2019-03-17 15:47:00 (55.9 MB/s) - ‘/content/merged_HorrorOld_King_MiscOld_Sheldon.txt’ saved [30185815/30185815]



  imports

In [0]:
import sys
import numpy as np
import six
import tensorflow as tf
import time
import os


### Build the data generator

In [27]:
# This address identifies the TPU we'll use when configuring TensorFlow.
TPU_WORKER = 'grpc://' + os.environ['COLAB_TPU_ADDR']

THE_TEXT = '/content/merged_HorrorOld_King_MiscOld_Sheldon.txt'

tf.logging.set_verbosity(tf.logging.INFO)
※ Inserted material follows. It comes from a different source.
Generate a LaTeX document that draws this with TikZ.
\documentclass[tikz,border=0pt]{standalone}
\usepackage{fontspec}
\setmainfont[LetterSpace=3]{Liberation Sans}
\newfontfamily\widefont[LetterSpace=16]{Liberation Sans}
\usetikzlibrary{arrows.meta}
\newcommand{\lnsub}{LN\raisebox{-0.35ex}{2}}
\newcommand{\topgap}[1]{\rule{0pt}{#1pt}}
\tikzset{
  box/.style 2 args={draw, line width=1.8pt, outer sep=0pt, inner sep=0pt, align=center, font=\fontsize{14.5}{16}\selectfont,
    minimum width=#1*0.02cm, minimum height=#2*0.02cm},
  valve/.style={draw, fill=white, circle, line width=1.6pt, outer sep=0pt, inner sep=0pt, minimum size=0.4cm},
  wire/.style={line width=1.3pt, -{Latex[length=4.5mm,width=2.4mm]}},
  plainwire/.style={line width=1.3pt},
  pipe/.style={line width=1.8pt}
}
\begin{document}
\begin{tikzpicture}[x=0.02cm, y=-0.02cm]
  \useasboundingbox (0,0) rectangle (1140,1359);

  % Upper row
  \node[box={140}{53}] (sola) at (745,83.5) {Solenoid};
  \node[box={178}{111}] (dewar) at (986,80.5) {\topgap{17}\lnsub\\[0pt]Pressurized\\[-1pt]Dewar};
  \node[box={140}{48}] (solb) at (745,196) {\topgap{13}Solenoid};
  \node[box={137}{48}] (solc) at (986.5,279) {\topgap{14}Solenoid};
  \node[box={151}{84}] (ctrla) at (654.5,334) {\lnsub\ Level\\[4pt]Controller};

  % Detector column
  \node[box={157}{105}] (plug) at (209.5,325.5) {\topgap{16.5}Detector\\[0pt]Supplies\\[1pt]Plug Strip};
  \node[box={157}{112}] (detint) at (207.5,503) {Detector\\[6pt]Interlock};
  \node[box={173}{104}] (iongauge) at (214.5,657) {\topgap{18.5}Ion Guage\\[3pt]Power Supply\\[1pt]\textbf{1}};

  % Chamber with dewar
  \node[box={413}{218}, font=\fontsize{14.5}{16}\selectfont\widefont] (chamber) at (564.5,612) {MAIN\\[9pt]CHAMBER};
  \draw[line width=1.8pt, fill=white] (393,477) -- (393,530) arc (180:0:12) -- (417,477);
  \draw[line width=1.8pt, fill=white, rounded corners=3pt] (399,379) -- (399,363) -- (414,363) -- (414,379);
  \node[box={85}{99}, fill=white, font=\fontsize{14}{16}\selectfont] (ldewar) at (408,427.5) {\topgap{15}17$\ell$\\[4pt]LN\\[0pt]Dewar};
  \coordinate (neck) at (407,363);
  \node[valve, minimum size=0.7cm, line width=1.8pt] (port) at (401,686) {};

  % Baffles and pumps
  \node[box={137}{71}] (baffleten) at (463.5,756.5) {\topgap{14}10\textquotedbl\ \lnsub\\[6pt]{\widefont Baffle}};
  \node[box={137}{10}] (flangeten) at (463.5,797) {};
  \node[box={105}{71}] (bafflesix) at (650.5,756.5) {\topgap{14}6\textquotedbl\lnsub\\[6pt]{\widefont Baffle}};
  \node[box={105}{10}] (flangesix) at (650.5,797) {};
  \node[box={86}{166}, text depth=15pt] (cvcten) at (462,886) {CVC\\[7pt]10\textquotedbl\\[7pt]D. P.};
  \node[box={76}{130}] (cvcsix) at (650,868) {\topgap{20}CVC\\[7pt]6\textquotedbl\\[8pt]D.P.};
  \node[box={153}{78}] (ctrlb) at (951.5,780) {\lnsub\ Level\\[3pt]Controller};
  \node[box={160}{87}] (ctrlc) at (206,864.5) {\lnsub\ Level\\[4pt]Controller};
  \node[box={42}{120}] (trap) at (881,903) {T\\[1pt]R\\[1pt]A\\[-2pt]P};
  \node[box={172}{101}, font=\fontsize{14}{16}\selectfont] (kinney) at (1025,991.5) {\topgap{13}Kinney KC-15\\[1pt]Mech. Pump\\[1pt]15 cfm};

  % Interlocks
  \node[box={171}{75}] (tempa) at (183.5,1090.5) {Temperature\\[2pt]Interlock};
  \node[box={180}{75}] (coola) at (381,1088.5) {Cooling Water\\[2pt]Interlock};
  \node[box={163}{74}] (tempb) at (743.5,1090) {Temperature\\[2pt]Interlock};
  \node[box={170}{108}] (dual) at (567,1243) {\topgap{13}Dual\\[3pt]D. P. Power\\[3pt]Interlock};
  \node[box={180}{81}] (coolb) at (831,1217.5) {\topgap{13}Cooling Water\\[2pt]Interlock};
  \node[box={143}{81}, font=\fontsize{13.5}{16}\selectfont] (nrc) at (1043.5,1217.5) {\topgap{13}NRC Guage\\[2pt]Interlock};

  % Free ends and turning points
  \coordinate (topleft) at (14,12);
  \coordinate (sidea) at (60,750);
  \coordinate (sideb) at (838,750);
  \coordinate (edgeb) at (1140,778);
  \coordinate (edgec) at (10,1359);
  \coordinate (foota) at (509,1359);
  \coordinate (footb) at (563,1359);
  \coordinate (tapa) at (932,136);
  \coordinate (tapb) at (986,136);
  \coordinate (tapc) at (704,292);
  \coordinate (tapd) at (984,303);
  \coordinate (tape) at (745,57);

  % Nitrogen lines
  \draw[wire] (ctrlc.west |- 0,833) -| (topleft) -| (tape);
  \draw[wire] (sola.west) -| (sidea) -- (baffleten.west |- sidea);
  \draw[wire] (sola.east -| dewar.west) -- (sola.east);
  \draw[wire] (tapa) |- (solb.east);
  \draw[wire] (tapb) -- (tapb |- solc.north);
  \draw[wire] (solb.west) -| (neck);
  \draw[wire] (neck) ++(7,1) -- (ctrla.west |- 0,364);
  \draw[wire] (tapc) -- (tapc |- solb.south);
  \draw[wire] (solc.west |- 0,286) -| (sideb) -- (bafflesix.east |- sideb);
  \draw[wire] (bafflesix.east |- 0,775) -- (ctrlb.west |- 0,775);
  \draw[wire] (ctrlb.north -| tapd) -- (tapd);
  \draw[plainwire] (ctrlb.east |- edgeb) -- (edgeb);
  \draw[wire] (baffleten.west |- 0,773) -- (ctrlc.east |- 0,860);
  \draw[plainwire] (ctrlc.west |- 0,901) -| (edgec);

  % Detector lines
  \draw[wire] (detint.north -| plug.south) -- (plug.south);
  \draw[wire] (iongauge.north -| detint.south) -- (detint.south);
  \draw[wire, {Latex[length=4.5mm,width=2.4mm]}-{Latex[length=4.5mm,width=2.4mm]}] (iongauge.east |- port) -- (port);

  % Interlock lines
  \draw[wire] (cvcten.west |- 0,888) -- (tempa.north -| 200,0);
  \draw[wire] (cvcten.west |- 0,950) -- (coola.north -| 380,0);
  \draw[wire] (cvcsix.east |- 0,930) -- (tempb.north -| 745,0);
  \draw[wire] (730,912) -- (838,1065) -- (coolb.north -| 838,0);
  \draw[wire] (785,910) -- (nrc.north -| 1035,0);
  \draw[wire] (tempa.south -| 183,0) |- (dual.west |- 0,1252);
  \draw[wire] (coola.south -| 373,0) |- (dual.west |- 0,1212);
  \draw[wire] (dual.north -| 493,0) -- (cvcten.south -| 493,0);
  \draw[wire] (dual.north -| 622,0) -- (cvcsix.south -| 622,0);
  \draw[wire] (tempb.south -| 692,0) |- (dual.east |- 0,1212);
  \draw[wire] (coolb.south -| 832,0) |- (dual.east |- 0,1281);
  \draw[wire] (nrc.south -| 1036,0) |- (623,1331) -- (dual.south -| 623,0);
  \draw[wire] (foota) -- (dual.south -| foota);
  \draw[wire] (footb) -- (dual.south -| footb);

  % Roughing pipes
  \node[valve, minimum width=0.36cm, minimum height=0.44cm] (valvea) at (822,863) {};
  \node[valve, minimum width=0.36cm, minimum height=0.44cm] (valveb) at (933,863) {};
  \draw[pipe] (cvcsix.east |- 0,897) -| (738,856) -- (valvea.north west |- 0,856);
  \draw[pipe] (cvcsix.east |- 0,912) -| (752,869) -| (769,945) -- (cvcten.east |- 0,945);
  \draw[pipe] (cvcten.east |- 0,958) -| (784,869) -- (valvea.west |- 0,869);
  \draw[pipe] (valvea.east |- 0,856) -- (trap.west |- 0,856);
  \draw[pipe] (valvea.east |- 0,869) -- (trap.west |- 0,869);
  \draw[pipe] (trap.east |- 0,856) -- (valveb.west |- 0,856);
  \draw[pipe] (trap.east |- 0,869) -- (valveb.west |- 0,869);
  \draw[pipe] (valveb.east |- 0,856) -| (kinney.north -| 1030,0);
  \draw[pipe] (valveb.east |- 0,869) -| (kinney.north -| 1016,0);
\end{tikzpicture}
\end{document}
def transform(txt, pad_to=None):
  # drop any non-ascii characters
  output = np.asarray([ord(c) for c in txt if ord(c) < 255], dtype=np.int32)
  if pad_to is not None:
    output = output[:pad_to]
    output = np.concatenate([
        np.zeros([pad_to - len(txt)], dtype=np.int32),
        output,
    ])
  return output

def training_generator(seq_len=100, batch_size=1024):
  """A generator yields (source, target) arrays for training."""
  #with tf.gfile.GFile(THE_TEXT, 'r') as f:
  #  txt = f.read()

  
  with open(THE_TEXT,'rb') as f:
    txt=f.read().decode('utf8',errors='ignore')

    
  tf.logging.info('Input text [%d] %s', len(txt), txt[:50])
  source = transform(txt)
  while True:
    offsets = np.random.randint(0, len(source) - seq_len, batch_size)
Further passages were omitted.